The Particular Difficulty of Early Environments

Highly sensitive children in difficult early environments face a specific compounded challenge: their sensitivity amplifies the impact of the emotional environment. The child who processes more deeply is more affected by parental conflict, more attuned to subtle emotional unavailability, more impacted by the family's unspoken patterns.

This means that what produces manageable distress in a less sensitive sibling can produce more significant distress in the sensitive one. And it means that highly sensitive adults who were raised in difficult environments often carry the effects of those environments more deeply — not because they are weaker, but because their nervous systems processed more of what was available to be processed.

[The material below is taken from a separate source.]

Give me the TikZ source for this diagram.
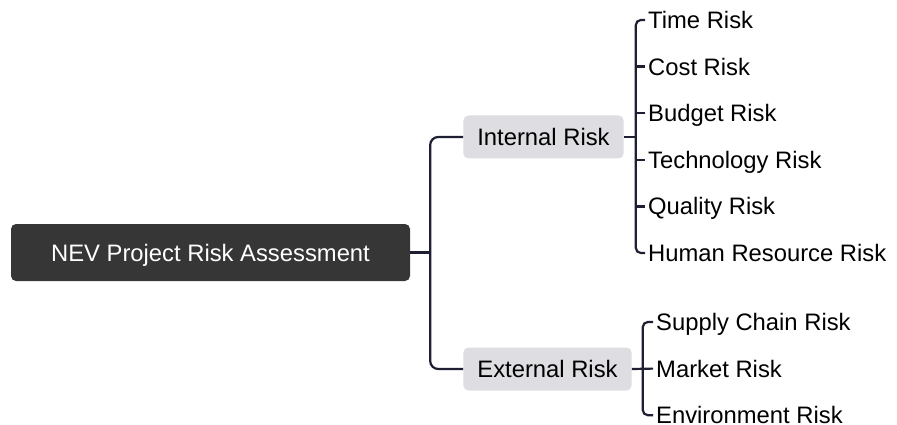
\documentclass[tikz,border=0pt]{standalone}
\usepackage{fontspec}
\setmainfont{Liberation Sans}
\usetikzlibrary{positioning,calc}
\definecolor{RootGray}{HTML}{363636}
\definecolor{BranchGray}{HTML}{DDDDE2}
\definecolor{LinkNavy}{HTML}{1F1F33}

\begin{document}
\begin{tikzpicture}[x=1pt,y=-1pt,
  every node/.style={font=\fontsize{23.8}{28}\selectfont},
  rootbox/.style={fill=RootGray,text=white,rounded corners=5pt,minimum width=399pt,minimum height=57pt,text height=20pt,text depth=3pt},
  riskbox/.style={fill=BranchGray,rounded corners=5pt,inner xsep=14pt,minimum height=43pt,text height=20pt,text depth=3pt},
  leaf/.style={anchor=west,inner sep=3pt,text height=22pt,text depth=5pt},
  link/.style={draw=LinkNavy,line width=2.2pt}]
  \useasboundingbox (0,0) rectangle (897,425);
  \node[rootbox] (root) at (210.5,252.5) {NEV Project Risk Assessment};
  \node[riskbox] (int) at (543.5,137) {Internal Risk};
  \node[riskbox] (ext) at (547.5,369) {External Risk};
  % internal risks
  \node[leaf] (t1) at (645,20) {Time Risk};
  \node[leaf,below=46.6pt of t1.west,anchor=west] (t2) {Cost Risk};
  \node[leaf,below=46.6pt of t2.west,anchor=west] (t3) {Budget Risk};
  \node[leaf,below=46.6pt of t3.west,anchor=west] (t4) {Technology Risk};
  \node[leaf,below=46.6pt of t4.west,anchor=west] (t5) {Quality Risk};
  \node[leaf,below=46.6pt of t5.west,anchor=west] (t6) {Human Resource Risk};
  % external risks
  \node[leaf] (s1) at (653,322) {Supply Chain Risk};
  \node[leaf,below=46.6pt of s1.west,anchor=west] (s2) {Market Risk};
  \node[leaf,below=46.6pt of s2.west,anchor=west] (s3) {Environment Risk};
  % connectors
  \coordinate (rj) at ([xshift=20pt]root.east);
  \coordinate (ij) at ([xshift=12pt]int.east);
  \coordinate (ej) at ([xshift=11pt]ext.east);
  \draw[link] (root.east) -- (rj);
  \draw[link,rounded corners=8pt] (int.west) -| (rj) |- (ext.west);
  \draw[link] (int.east) -- (ij);
  \draw[link,rounded corners=5pt] (t1.west) -| (ij) |- (t6.west);
  \draw[link] (t2.west) -- (t2.west -| ij);
  \draw[link] (t3.west) -- (t3.west -| ij);
  \draw[link] (t4.west) -- (t4.west -| ij);
  \draw[link] (t5.west) -- (t5.west -| ij);
  \draw[link] (ext.east) -- (s2.west);
  \draw[link,rounded corners=5pt] (s1.west) -| (ej) |- (s3.west);
\end{tikzpicture}
\end{document}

The intersection of HSP and early trauma or attachment wounds is common and requires attention. The hypervigilance that develops from difficult early environments lays on top of innate sensitivity, producing a particularly activated nervous system that requires deliberate, sustained support to regulate.

What Helps

Relationships work better for highly sensitive people when there is explicit acknowledgment of the trait and its implications: permission to need more decompression time, to process longer, to find certain social situations genuinely depleting. Partners who understand that the sensitivity is not manipulation or excess — that the depth of response is genuinely how the nervous system functions — make the relationship significantly more sustainable.

Highly sensitive people often also need more intentional boundaries around their emotional bandwidth. Not isolation — HSPs are often deeply relational — but the clear structure of when they are available and when they genuinely need to withdraw and restore.

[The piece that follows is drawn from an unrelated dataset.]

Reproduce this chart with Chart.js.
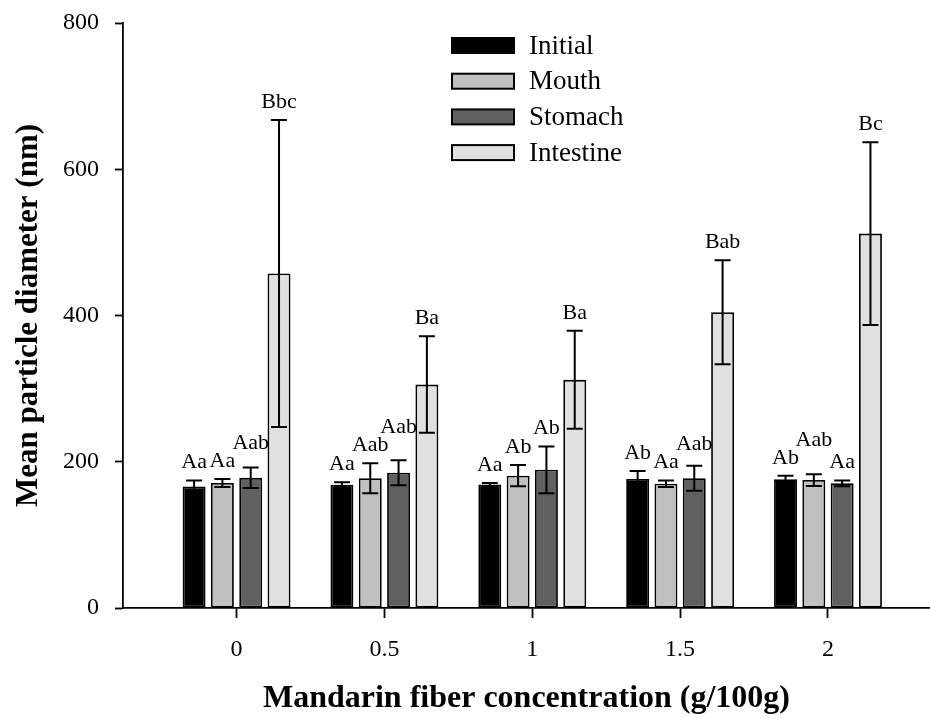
<!DOCTYPE html>
<html>
<head>
<meta charset="utf-8">
<script src="https://cdn.jsdelivr.net/npm/chart.js@4.4.0/dist/chart.umd.min.js"></script>
<style>
  html, body { margin: 0; padding: 0; background: #fff; }
  #wrap { width: 930px; height: 718px; }
</style>
</head>
<body>
<div id="wrap"><canvas id="c" width="930" height="718"></canvas></div>
<script>
// Mandarin fiber concentration (g/100g) on the x axis
const concentrations = [0, 0.5, 1, 1.5, 2];
const xTickLabels = ['0', '0.5', '1', '1.5', '2'];
const yTickValues = [0, 200, 400, 600, 800];

const phaseNames = ['Initial', 'Mouth', 'Stomach', 'Intestine'];

// Mean particle diameter (nm) per digestion phase
const initialMean   = [166, 168.5, 169, 176.5, 176];
const mouthMean     = [171, 177.5, 181, 170, 175];
const stomachMean   = [178, 185, 189, 177.5, 170.5];
const intestineMean = [457.5, 305.5, 312, 404.5, 512];

// Standard deviations
const initialSd   = [8.5, 3.5, 2, 11, 5];
const mouthSd     = [5.5, 20.5, 14.5, 4.5, 8];
const stomachSd   = [14, 17, 32, 17, 4];
const intestineSd = [210, 66, 67, 71, 125];

// Significance letters
const initialLetters   = ['Aa', 'Aa', 'Aa', 'Ab', 'Ab'];
const mouthLetters     = ['Aa', 'Aab', 'Ab', 'Aa', 'Aab'];
const stomachLetters   = ['Aab', 'Aab', 'Ab', 'Aab', 'Aa'];
const intestineLetters = ['Bbc', 'Ba', 'Ba', 'Bab', 'Bc'];

const phaseColors = ['#000000', '#c0c0c0', '#606060', '#e0e0e0'];

const SERIF = '"Liberation Serif", "Times New Roman", serif';

function series(means) {
  return means.map((v, i) => ({ x: concentrations[i], y: v }));
}

const datasets = [
  { label: phaseNames[0], data: series(initialMean),   sd: initialSd,   letters: initialLetters },
  { label: phaseNames[1], data: series(mouthMean),     sd: mouthSd,     letters: mouthLetters },
  { label: phaseNames[2], data: series(stomachMean),   sd: stomachSd,   letters: stomachLetters },
  { label: phaseNames[3], data: series(intestineMean), sd: intestineSd, letters: intestineLetters }
].map((d, i) => Object.assign(d, {
  backgroundColor: phaseColors[i],
  borderColor: '#000',
  borderWidth: 1.8,
  borderSkipped: false,
  categoryPercentage: 0.766,
  barPercentage: 0.81
}));

// Error bars (mean ± SD) with caps
const errorBars = {
  id: 'errorBars',
  afterDatasetsDraw(chart) {
    const { ctx } = chart;
    const y = chart.scales.y;
    ctx.save();
    ctx.strokeStyle = '#000';
    ctx.lineWidth = 2;
    chart.data.datasets.forEach((ds, di) => {
      const meta = chart.getDatasetMeta(di);
      meta.data.forEach((bar, i) => {
        const m = ds.data[i].y, s = ds.sd[i];
        const top = y.getPixelForValue(m + s);
        const low = y.getPixelForValue(m - s);
        const half = 8;
        ctx.beginPath();
        ctx.moveTo(bar.x, low); ctx.lineTo(bar.x, top);
        ctx.moveTo(bar.x - half, top); ctx.lineTo(bar.x + half, top);
        ctx.moveTo(bar.x - half, low); ctx.lineTo(bar.x + half, low);
        ctx.stroke();
      });
    });
    ctx.restore();
  }
};

// Letters above each error bar; a label that would collide with a
// neighbour in the same group is lifted above it.
const letterLabels = {
  id: 'letterLabels',
  afterDatasetsDraw(chart) {
    const { ctx } = chart;
    const y = chart.scales.y;
    const capH = 15, gap = 3, lift = 12;
    ctx.save();
    ctx.font = '22px ' + SERIF;
    ctx.fillStyle = '#000';
    ctx.textAlign = 'center';
    ctx.textBaseline = 'alphabetic';
    const n = concentrations.length;
    for (let i = 0; i < n; i++) {
      const placed = [];
      chart.data.datasets.forEach((ds, di) => {
        const bar = chart.getDatasetMeta(di).data[i];
        const txt = ds.letters[i];
        const w = ctx.measureText(txt).width;
        let base = y.getPixelForValue(ds.data[i].y + ds.sd[i]) - lift;
        const l = bar.x - w / 2, r = bar.x + w / 2;
        let moved = true;
        while (moved) {
          moved = false;
          for (const b of placed) {
            const hOverlap = l < b.r && r > b.l;
            const vOverlap = (base - capH) < b.base && base > (b.base - capH);
            if (hOverlap && vOverlap) {
              base = b.base - capH - gap;
              moved = true;
            }
          }
        }
        placed.push({ l, r, base });
        ctx.fillText(txt, bar.x, base);
      });
    }
    ctx.restore();
  }
};

// Legend box in the upper middle of the plot
const phaseLegend = {
  id: 'phaseLegend',
  afterDraw(chart) {
    const { ctx } = chart;
    const left = 452, top = 38, w = 62, h = 15, pitch = 35.7;
    ctx.save();
    ctx.font = '27px ' + SERIF;
    ctx.textAlign = 'left';
    ctx.textBaseline = 'middle';
    chart.data.datasets.forEach((ds, i) => {
      const yy = top + i * pitch;
      ctx.fillStyle = ds.backgroundColor;
      ctx.fillRect(left, yy, w, h);
      ctx.strokeStyle = '#000';
      ctx.lineWidth = 2;
      ctx.strokeRect(left, yy, w, h);
      ctx.fillStyle = '#000';
      ctx.fillText(ds.label, 529, yy + h / 2 + 1);
    });
    ctx.restore();
  }
};

new Chart(document.getElementById('c'), {
  type: 'bar',
  data: { datasets },
  options: {
    responsive: false,
    animation: false,
    devicePixelRatio: 1,
    layout: { padding: { top: 23, right: 0, bottom: 0, left: 0 } },
    plugins: {
      legend: { display: false },
      tooltip: { enabled: false }
    },
    scales: {
      x: {
        type: 'linear',
        min: -0.384,
        max: 2.345,
        offset: false,
        afterBuildTicks(scale) {
          scale.ticks = concentrations.map(v => ({ value: v }));
        },
        afterFit(scale) {
          scale.height = 110;
          scale.paddingLeft = 0;
          scale.paddingRight = 0;
        },
        grid: {
          display: true,
          offset: false,
          drawOnChartArea: false,
          drawTicks: true,
          tickLength: 10,
          tickColor: '#000',
          tickWidth: 1.8
        },
        border: { display: true, color: '#000', width: 1.8 },
        ticks: {
          color: '#000',
          font: { family: SERIF, size: 24 },
          padding: 17,
          maxRotation: 0,
          callback(value) {
            const k = concentrations.indexOf(value);
            return k >= 0 ? xTickLabels[k] : '';
          }
        },
        title: {
          display: true,
          text: 'Mandarin fiber concentration (g/100g)',
          color: '#000',
          font: { family: SERIF, size: 32, weight: 'bold' },
          padding: { top: 0, bottom: 0 }
        }
      },
      y: {
        type: 'linear',
        min: 0,
        max: 800,
        afterBuildTicks(scale) {
          scale.ticks = yTickValues.map(v => ({ value: v }));
        },
        afterFit(scale) {
          scale.width = 123;
          scale.paddingTop = 0;
          scale.paddingBottom = 0;
        },
        grid: {
          display: true,
          drawOnChartArea: false,
          drawTicks: true,
          tickLength: 8,
          tickColor: '#000',
          tickWidth: 1.8
        },
        border: { display: true, color: '#000', width: 1.8 },
        ticks: {
          color: '#000',
          font: { family: SERIF, size: 24 },
          padding: 16
        },
        title: {
          display: true,
          text: 'Mean particle diameter (nm)',
          color: '#000',
          font: { family: SERIF, size: 31, weight: 'bold' },
          padding: { top: 10, bottom: 0 }
        }
      }
    }
  },
  plugins: [errorBars, letterLabels, phaseLegend]
});
</script>
</body>
</html>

And they often benefit from learning to distinguish what is theirs from what they have absorbed: the practice of checking, after an emotionally charged interaction, whether the feeling that remains belongs to them or is the residue of the other person's state.

The sensitivity that makes relationships demanding is the same quality that makes them rich. The depth of emotional processing that picks up on what others miss also enables a quality of connection, empathy, and presence that is among the most valuable things one person can offer another. The work is not to become less sensitive. It is to build the structures that allow the sensitivity to be a gift rather than a liability.

Frequently Asked Questions

Why do highly sensitive people struggle in relationships?
Highly sensitive people process relational and emotional information more deeply, are more affected by others' emotional states, and are more easily overwhelmed in environments of chronic conflict or emotional unavailability — making relationships simultaneously more important and more demanding.
Is high sensitivity a trauma response?
High sensitivity (HSP) is a trait present from birth in roughly 15-20% of people. It is distinct from hypervigilance, which can develop from trauma. However, the two can coexist — and people with high sensitivity raised in difficult environments often develop additional hypervigilance on top of their innate sensitivity.
What kind of relationships work best for highly sensitive people?
Highly sensitive people thrive in relationships characterized by emotional safety, relatively low conflict, the ability to discuss feelings openly, and partners who understand and respect the need for decompression time and lower levels of relational stimulation.